Like Battle in Seattle, the film brings a local political event to a larger audience. But unlike Battle, director Steven Gyllenhaal (Jake and Maggie's dad) stayed out of Vancouver and shot it all here. The current Seattle Center-to-Westlake monorail is practically a co-star, with multiple shots of it gliding nobly above Fifth Avenue. Phil and an ever-increasing amount of volunteers reside in a rambling house somewhere near Fairview in the Denny Triangle. The Comet Tavern transforms into a coffeehouse/campaign headquarters, while Re-bar hosts their election soirees thanks to a supportive proprietor (Tom Arnold). We get a glimpse inside both The Stranger and Seattle Weekly offices and several local eateries like the 5 Spot on Queen Anne. Among the local talent are Sean Nelson, the Mt. St. Helens Vietnam Band, and KOMO's Steve Pool, who delivers the heartbreaking news that Cogswell has lost the race.
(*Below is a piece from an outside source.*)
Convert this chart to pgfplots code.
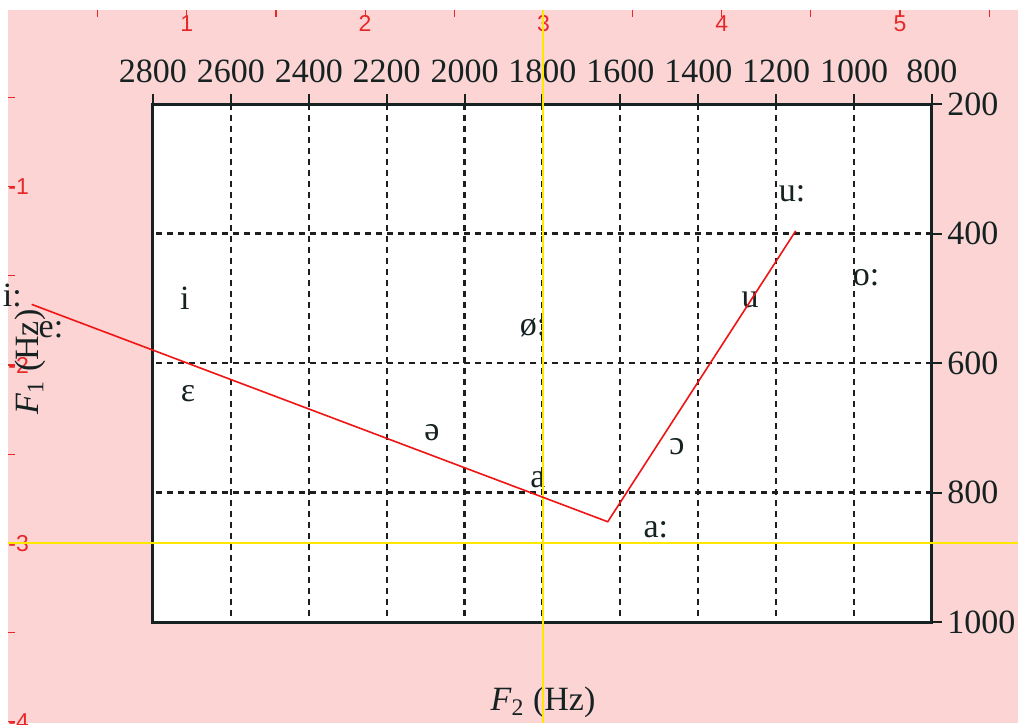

Grassroots doesn't scoff at Cogswell for his idealism, nor does it outright endorse his platform the way Battle championed the WTO protesters. It's a smaller human story that speaks to larger truths about personal passions and public politics. I found it oddly inspiring, but my mass transit bitterness did finally spike at the end. After pictures and updates on the real people in the film (Cogswell went on to write Cthulhu and now owns a bookstore in Mexico City), a title card lets non-Emerald City residents know that our monorail is "still a dream." The credits roll with shots of other monorails transporting commuters in cities around the world. I think about those credits every time I'm waiting to turn on to Mercer from Elliott Avenue.